Local governments across the country are funding high-dollar pension plans with high interest loans by exploiting a loophole in federal law that allows municipalities to issue taxable bonds without voter approval.
Oakland, Calif. recently paid out $245 million, nearly a quarter of the city’s budget, to cover such bond loans. Municipalities are using the financial ploy, called “pension obligation bond,” to borrow staggering sums of cash to finance bloated government pensions. Ultimately, taxpayers are on the hook for such debt and future pensions of many union members are at risk from mismanagement.
"There are communities that just do not want to make the hard choices, even though it means the choices in the future will be worse," said Robert Doty, a municipal finance consultant in Sacramento, Calif. "They are just going to dig themselves deeper and deeper into a hole," according to a Tampa Tribune article.
Illinois has the worst funded pension system in the United States, according to a 2011 PEW Center report.
If elected leaders in Illinois fail to address that state's pension shortfalls, the majority of the state's budget will have to be used to pay for pensions rather than education or social programs and taxpayers will be tapped time after time to pay for the runaway pension plan.

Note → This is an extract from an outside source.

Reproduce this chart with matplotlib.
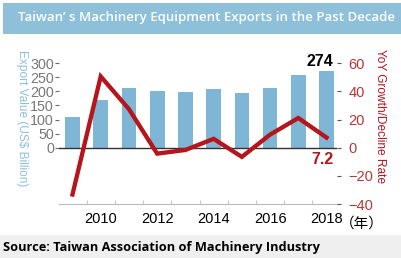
"""Taiwan machinery equipment exports over the past decade: bars + YoY line."""

import matplotlib.pyplot as plt
from matplotlib.patches import Rectangle

years = [2009, 2010, 2011, 2012, 2013, 2014, 2015, 2016, 2017, 2018]
export_value = [108, 168, 211, 201, 197, 209, 194, 211, 258, 274]
yoy_rate = [-33.2, 50.6, 27.4, -4.2, -1.6, 6.3, -6.5, 9.3, 21.1, 7.2]
left_ticks = [0, 50, 100, 150, 200, 250, 300]
right_ticks = [-40, -20, 0, 20, 40, 60]
year_labels = [2010, 2012, 2014, 2016, 2018]

BAR_BLUE = "#7fb6d6"
LINE_RED = "#b5151b"
TICK_RED = "#b23a36"
LABEL_BLUE = "#8cc0dd"

plt.rcParams["font.family"] = ["Liberation Sans", "DejaVu Sans"]

fig = plt.figure(figsize=(4.02, 2.58), dpi=100)

# Title banner and footer band
fig.patches.append(Rectangle((0.008, 0.870), 0.992, 0.118, transform=fig.transFigure,
                             facecolor="#8ec0da", edgecolor="none", zorder=0))
fig.patches.append(Rectangle((0, 0), 1, 0.09, transform=fig.transFigure,
                             facecolor="#efefef", edgecolor="none", zorder=0))
fig.text(0.045, 0.932, "Taiwan’ s Machinery Equipment Exports in the Past Decade",
         color="white", fontsize=9.55, fontweight="semibold", family="Open Sans",
         va="center", ha="left")
fig.text(0.008, 0.04, "Source: Taiwan Association of Machinery Industry",
         color="black", fontsize=9.2, fontweight="bold", family="Open Sans",
         va="center", ha="left")

ax = fig.add_axes([0.148, 0.209, 0.691, 0.557])
ax2 = ax.twinx()

ax.bar(years, export_value, width=0.52, color=BAR_BLUE, zorder=2)
ax.axhline(0, color="#333333", linewidth=1.0, zorder=3)
ax.set_ylim(-200, 310)
ax.set_xlim(2008.54, 2018.38)
ax.set_yticks(left_ticks)
ax.tick_params(axis="y", colors="#6d6d6d", labelcolor="#777777", labelsize=10.3,
               length=3, pad=1, direction="out")
ax.set_xticks(year_labels)
ax.set_xticks([y + 0.5 for y in years[:-1]], minor=True)
ax.tick_params(axis="x", which="major", length=0, labelsize=10.5, pad=6)
ax.tick_params(axis="x", which="minor", length=3, direction="in", color="#bbbbbb")
ax.set_ylabel("Export Value (US$ Billion)", color=LABEL_BLUE, fontsize=8.6,
              rotation=270, va="center", ha="center")
ax.yaxis.set_label_coords(-0.135, 0.6)

ax.annotate(f"{export_value[-1]}", (years[-1], export_value[-1]),
            xytext=(5, 1), textcoords="offset points", ha="right", va="bottom",
            fontsize=11.5, fontweight="bold", color="black", annotation_clip=False)

ax2.plot(years, yoy_rate, color=LINE_RED, linewidth=3.1, solid_joinstyle="miter",
         zorder=4)
ax2.set_ylim(-40, 62)
ax2.set_yticks(right_ticks)
ax2.tick_params(axis="y", colors="#555555", labelcolor=TICK_RED, labelsize=10.5,
                length=3, pad=5)
ax2.set_ylabel("YoY Growth/Decline Rate", color=LINE_RED, fontsize=8.6,
               rotation=270, va="center", ha="center")
ax2.yaxis.set_label_coords(1.154, 0.615)
ax2.annotate(f"{yoy_rate[-1]}", (years[-1], 0), xytext=(5, -3),
             textcoords="offset points", ha="right", va="top",
             fontsize=11.5, fontweight="bold", color=LINE_RED,
             annotation_clip=False)

for a in (ax, ax2):
    for side in ("top", "left", "right", "bottom"):
        a.spines[side].set_visible(False)
ax.spines["bottom"].set_visible(True)
ax.spines["bottom"].set_color("#bbbbbb")
ax2.patch.set_visible(False)

ax.text(1.01, -0.085, "（年）", transform=ax.transAxes, fontsize=10.5,
        family=["Noto Sans CJK SC", "DejaVu Sans"], va="top", ha="left")

fig.savefig("out.png", dpi=100)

In 2011, The Pew Center reported that Illinois sets aside only 51 cents for every dollar it is obligated to pay out.
In fiscal 2012, Illinois was slated to spend $6.4 billion on pensions, including interest on borrowing from fiscal 2003, 2010 and 2011. By 2045, the pension payment is projected to be $22.1 billion, according to a Sunshine Review report.
In 2011, a Chicago Tribune/WGN-TV investigation found at least eight Chicago labor leaders who are eligible for inflated city pensions also stand to receive union pensions covering the same work period, thanks to a charitable interpretation of state law by officials representing two city pension funds. Despite Illinois Governor Quinn signing a law prohibiting double dipping earlier this year the state pension problems and some double-dipping problems continue.
The investigation revealed "one labor leader stands to reap more than $400,000 a year from three pensions — the city laborers fund, a union district council fund and a national union fund — all covering the same time period. During his expected lifetime, he stands to receive approximately $9 million, according to an analysis based on the funds' actuarial assumptions."
In February, Dave Sivini of Channel 2 Television, Chicago, caught up with Mark Wilcockson, Northeastern Illinois University finance director, and asked him if he was double dipping. Last summer, Wilcockerson retired from the university and started collecting his pension. A couple months later, was re-hired.
Wilcockson was reportedly earning $168,648 when he retired. He returned to the job at a lower salary of $123,000 per year. But after adding $101,312 annual pension pay his income grew to $224,312.16, or a 33% increase in pay.
The unemployment rate remains high in the U.S. and many workers in private industry are taking pay cuts while struggling to save for their retirement. Meanwhile, there is no shortage of double-dipping government workers across the country and too many municipalities are kicking their massive pension debts down the road.